§ **Exercise task**: Copy the data below exactly, omitting any picture it contains.

-- Start of Data extract --

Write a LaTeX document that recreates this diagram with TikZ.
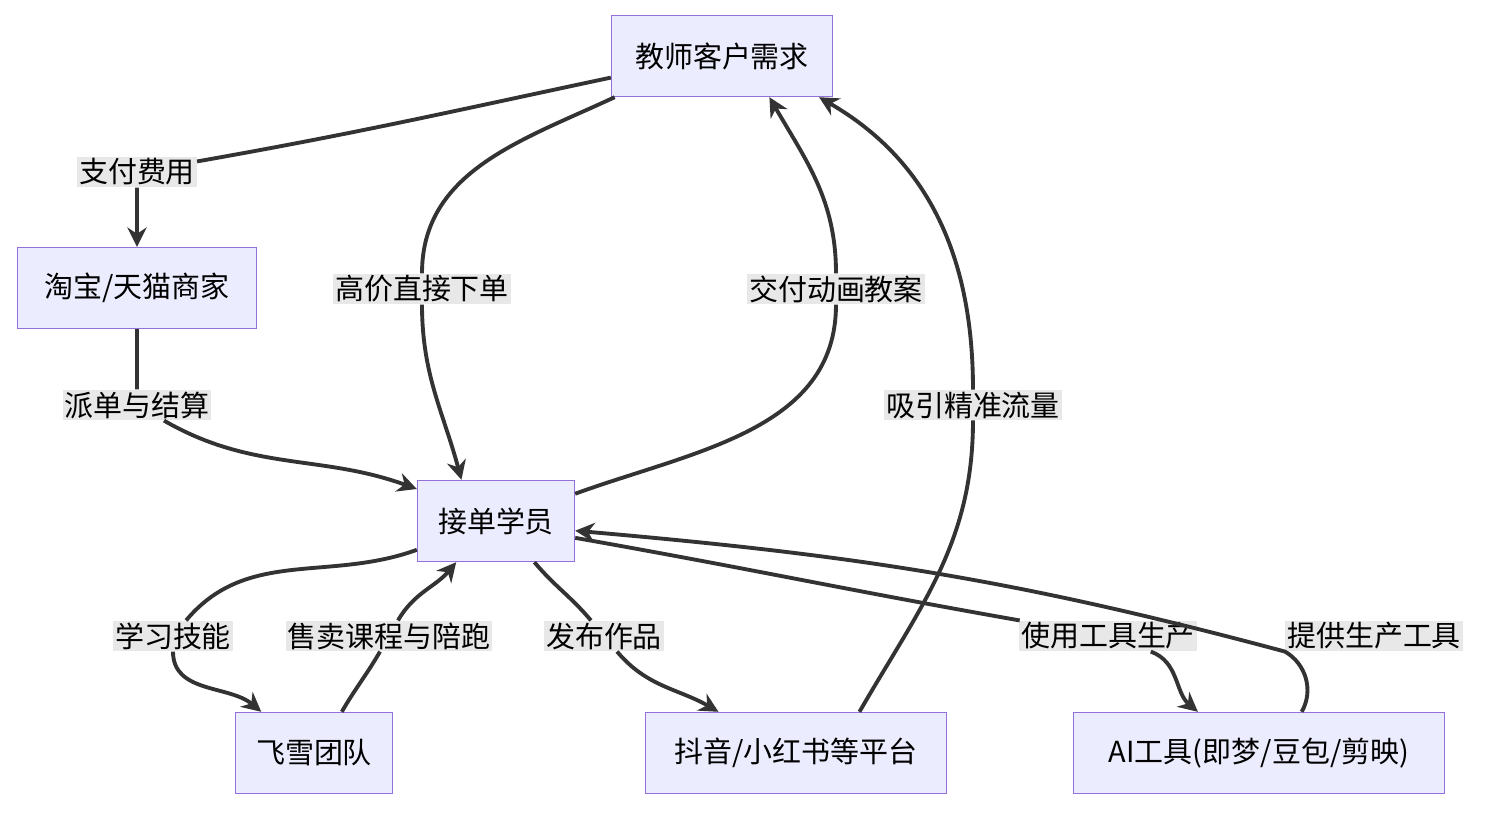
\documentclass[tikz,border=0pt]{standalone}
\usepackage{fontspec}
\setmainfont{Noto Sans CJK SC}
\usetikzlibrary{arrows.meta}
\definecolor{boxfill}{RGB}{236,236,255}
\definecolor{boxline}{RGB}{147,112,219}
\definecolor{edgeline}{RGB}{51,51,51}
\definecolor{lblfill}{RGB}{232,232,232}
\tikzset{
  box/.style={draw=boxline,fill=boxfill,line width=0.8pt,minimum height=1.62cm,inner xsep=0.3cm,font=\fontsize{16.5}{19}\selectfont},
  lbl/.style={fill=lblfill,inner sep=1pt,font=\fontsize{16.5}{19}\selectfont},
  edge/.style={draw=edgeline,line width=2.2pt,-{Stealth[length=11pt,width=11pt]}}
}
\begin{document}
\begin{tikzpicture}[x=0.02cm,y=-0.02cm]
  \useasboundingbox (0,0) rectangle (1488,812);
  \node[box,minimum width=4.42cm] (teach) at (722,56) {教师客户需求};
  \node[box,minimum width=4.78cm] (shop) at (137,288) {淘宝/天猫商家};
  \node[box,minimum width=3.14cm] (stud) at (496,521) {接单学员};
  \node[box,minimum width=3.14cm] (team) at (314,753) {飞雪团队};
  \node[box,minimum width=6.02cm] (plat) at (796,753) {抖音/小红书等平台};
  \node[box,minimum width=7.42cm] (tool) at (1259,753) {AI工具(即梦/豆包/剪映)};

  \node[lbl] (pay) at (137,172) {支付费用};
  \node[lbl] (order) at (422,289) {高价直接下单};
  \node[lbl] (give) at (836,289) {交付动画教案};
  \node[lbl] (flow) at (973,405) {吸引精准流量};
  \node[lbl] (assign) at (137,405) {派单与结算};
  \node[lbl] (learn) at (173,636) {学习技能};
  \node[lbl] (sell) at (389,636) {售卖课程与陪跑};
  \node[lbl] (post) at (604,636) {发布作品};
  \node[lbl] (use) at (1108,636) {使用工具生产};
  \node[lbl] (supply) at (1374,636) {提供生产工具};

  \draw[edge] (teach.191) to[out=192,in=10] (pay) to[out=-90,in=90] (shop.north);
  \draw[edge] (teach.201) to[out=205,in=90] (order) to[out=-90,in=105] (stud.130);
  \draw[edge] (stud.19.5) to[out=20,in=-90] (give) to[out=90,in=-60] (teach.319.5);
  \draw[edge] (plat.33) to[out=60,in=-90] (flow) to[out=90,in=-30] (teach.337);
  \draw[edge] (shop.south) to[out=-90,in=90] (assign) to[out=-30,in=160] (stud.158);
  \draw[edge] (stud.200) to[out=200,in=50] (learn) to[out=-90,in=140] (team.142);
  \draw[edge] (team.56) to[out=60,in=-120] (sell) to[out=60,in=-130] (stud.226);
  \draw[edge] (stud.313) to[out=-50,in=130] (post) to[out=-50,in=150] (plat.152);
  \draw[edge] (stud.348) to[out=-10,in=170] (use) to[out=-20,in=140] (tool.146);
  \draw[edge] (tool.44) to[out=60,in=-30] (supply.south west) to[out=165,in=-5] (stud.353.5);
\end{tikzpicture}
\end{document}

-- End of Data extract --

§ **Complete response**:
Write a LaTeX document that recreates this diagram with TikZ.
\documentclass[tikz,border=0pt]{standalone}
\usepackage{fontspec}
\setmainfont{Noto Sans CJK SC}
\usetikzlibrary{arrows.meta}
\definecolor{boxfill}{RGB}{236,236,255}
\definecolor{boxline}{RGB}{147,112,219}
\definecolor{edgeline}{RGB}{51,51,51}
\definecolor{lblfill}{RGB}{232,232,232}
\tikzset{
  box/.style={draw=boxline,fill=boxfill,line width=0.8pt,minimum height=1.62cm,inner xsep=0.3cm,font=\fontsize{16.5}{19}\selectfont},
  lbl/.style={fill=lblfill,inner sep=1pt,font=\fontsize{16.5}{19}\selectfont},
  edge/.style={draw=edgeline,line width=2.2pt,-{Stealth[length=11pt,width=11pt]}}
}
\begin{document}
\begin{tikzpicture}[x=0.02cm,y=-0.02cm]
  \useasboundingbox (0,0) rectangle (1488,812);
  \node[box,minimum width=4.42cm] (teach) at (722,56) {教师客户需求};
  \node[box,minimum width=4.78cm] (shop) at (137,288) {淘宝/天猫商家};
  \node[box,minimum width=3.14cm] (stud) at (496,521) {接单学员};
  \node[box,minimum width=3.14cm] (team) at (314,753) {飞雪团队};
  \node[box,minimum width=6.02cm] (plat) at (796,753) {抖音/小红书等平台};
  \node[box,minimum width=7.42cm] (tool) at (1259,753) {AI工具(即梦/豆包/剪映)};

  \node[lbl] (pay) at (137,172) {支付费用};
  \node[lbl] (order) at (422,289) {高价直接下单};
  \node[lbl] (give) at (836,289) {交付动画教案};
  \node[lbl] (flow) at (973,405) {吸引精准流量};
  \node[lbl] (assign) at (137,405) {派单与结算};
  \node[lbl] (learn) at (173,636) {学习技能};
  \node[lbl] (sell) at (389,636) {售卖课程与陪跑};
  \node[lbl] (post) at (604,636) {发布作品};
  \node[lbl] (use) at (1108,636) {使用工具生产};
  \node[lbl] (supply) at (1374,636) {提供生产工具};

  \draw[edge] (teach.191) to[out=192,in=10] (pay) to[out=-90,in=90] (shop.north);
  \draw[edge] (teach.201) to[out=205,in=90] (order) to[out=-90,in=105] (stud.130);
  \draw[edge] (stud.19.5) to[out=20,in=-90] (give) to[out=90,in=-60] (teach.319.5);
  \draw[edge] (plat.33) to[out=60,in=-90] (flow) to[out=90,in=-30] (teach.337);
  \draw[edge] (shop.south) to[out=-90,in=90] (assign) to[out=-30,in=160] (stud.158);
  \draw[edge] (stud.200) to[out=200,in=50] (learn) to[out=-90,in=140] (team.142);
  \draw[edge] (team.56) to[out=60,in=-120] (sell) to[out=60,in=-130] (stud.226);
  \draw[edge] (stud.313) to[out=-50,in=130] (post) to[out=-50,in=150] (plat.152);
  \draw[edge] (stud.348) to[out=-10,in=170] (use) to[out=-20,in=140] (tool.146);
  \draw[edge] (tool.44) to[out=60,in=-30] (supply.south west) to[out=165,in=-5] (stud.353.5);
\end{tikzpicture}
\end{document}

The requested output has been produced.